## START Given information

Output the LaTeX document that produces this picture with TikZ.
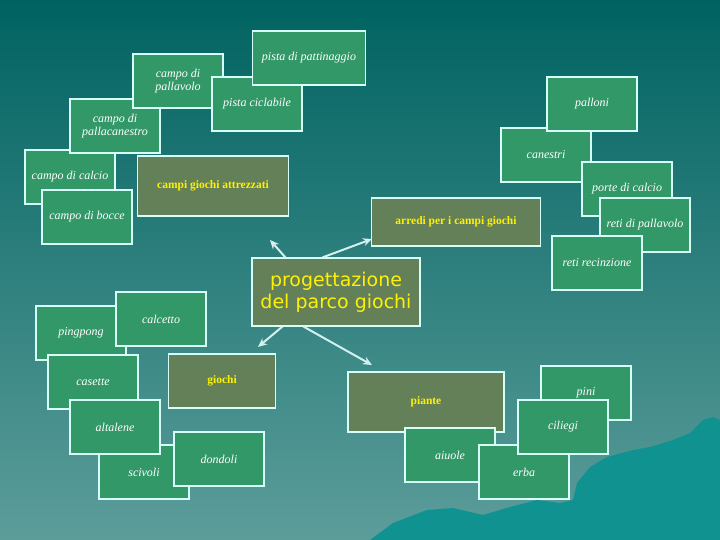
\documentclass[tikz,border=0pt]{standalone}
\usepackage{fontspec}
\setmainfont{Liberation Serif}
\newfontfamily\titlefont{DejaVu Sans}
\usetikzlibrary{arrows.meta}
\definecolor{bgtop}{RGB}{0,99,97}
\definecolor{bgbottom}{RGB}{92,157,154}
\definecolor{mount}{RGB}{16,146,145}
\definecolor{boxgreen}{RGB}{51,152,104}
\definecolor{boxolive}{RGB}{99,128,88}
\definecolor{edgecol}{RGB}{215,255,250}
\definecolor{linkcol}{RGB}{210,240,240}
\begin{document}
\begin{tikzpicture}[x=1pt,y=-1pt,
  item node/.style={shape=rectangle,draw=edgecol,line width=1.1pt,fill=boxgreen,minimum width=90pt,minimum height=54pt,inner sep=0pt,text=white,font=\fontsize{12}{13}\selectfont\itshape,align=center},
  topic node/.style={shape=rectangle,draw=edgecol,line width=1.1pt,fill=boxolive,inner sep=0pt,text=yellow,font=\fontsize{11.5}{13}\selectfont\bfseries,align=center},
  root node/.style={topic node,font=\titlefont\fontsize{19}{22}\selectfont},
  link/.style={draw=linkcol,line width=2pt,-{Stealth[length=9pt,width=8pt]}}]
\shade[top color=bgtop,bottom color=bgbottom] (0,0) rectangle (720,540);
\fill[mount] (370,540) -- (393,523) -- (427,510) -- (453,508) -- (483,515) -- (510,507) -- (537,500) -- (560,503) -- (573,500) -- (577,483) -- (590,467) -- (607,457) -- (633,450) -- (650,447) -- (673,440) -- (690,433) -- (703,420) -- (713,417) -- (720,420) -- (720,540) -- cycle;
\node[item node] (calcio) at (70,177) {campo di calcio};
\node[item node] (bocce) at (87,217) {campo di bocce};
\node[item node] (canestro) at (115,126) {campo di\\pallacanestro};
\node[item node] (volley) at (178,81) {campo di\\pallavolo};
\node[item node] (ciclo) at (257,104) {pista ciclabile};
\node[item node, minimum width=113pt] (pattini) at (309,58) {pista di pattinaggio};
\node[topic node, minimum width=151pt, minimum height=60pt] (campi) at (213,186) {campi giochi attrezzati};
\node[item node] (canestri) at (546,155) {canestri};
\node[item node] (palloni) at (592,104) {palloni};
\node[item node] (porte) at (627,189) {porte di calcio};
\node[item node] (retivolley) at (645,225) {reti di pallavolo};
\node[item node] (recinto) at (597,263) {reti recinzione};
\node[topic node, minimum width=169pt, minimum height=48pt] (arredi) at (456,222) {arredi per i campi giochi};
\node[root node, minimum width=168pt, minimum height=68pt] (P) at (336,292) {progettazione\\del parco giochi};
\node[item node] (pingpong) at (81,333) {pingpong};
\node[item node] (calcetto) at (161,319) {calcetto};
\node[item node] (casette) at (93,382) {casette};
\node[item node] (scivoli) at (144,472) {scivoli};
\node[item node] (altalene) at (115,427) {altalene};
\node[item node] (dondoli) at (219,459) {dondoli};
\node[topic node, minimum width=107pt, minimum height=54pt] (giochi) at (222,381) {giochi};
\node[topic node, minimum width=156pt, minimum height=60pt] (piante) at (426,402) {piante};
\node[item node] (aiuole) at (450,455) {aiuole};
\node[item node] (pini) at (586,393) {pini};
\node[item node] (erba) at (524,472) {erba};
\node[item node] (ciliegi) at (563,427) {ciliegi};
\coordinate (t1) at (270,240);
\coordinate (t2) at (372,239);
\coordinate (t3) at (258,347);
\coordinate (t4) at (372,365);
\draw[link] ([xshift=34pt]P.north west) -- (t1);
\draw[link] ([xshift=71pt]P.north west) -- (t2);
\draw[link] ([xshift=31pt]P.south west) -- (t3);
\draw[link] ([xshift=52pt]P.south west) -- (t4);
\end{tikzpicture}
\end{document}
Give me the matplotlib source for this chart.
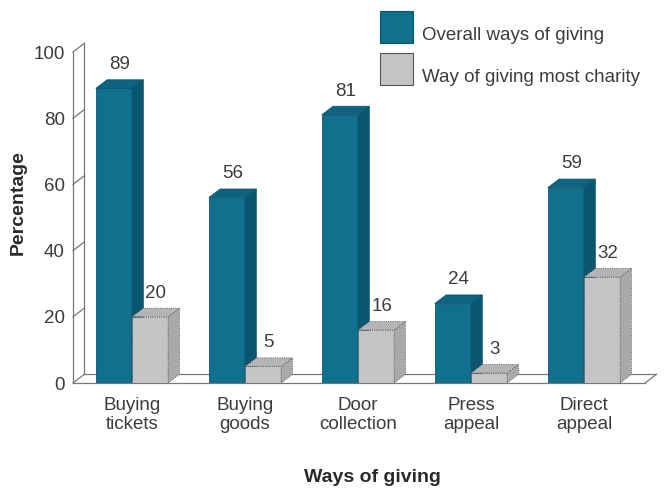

## END Given information

▶ [Stated task]:
Work through the listing above and report how many lines include the string "this", with no other text.

▶ [Full solution]:
2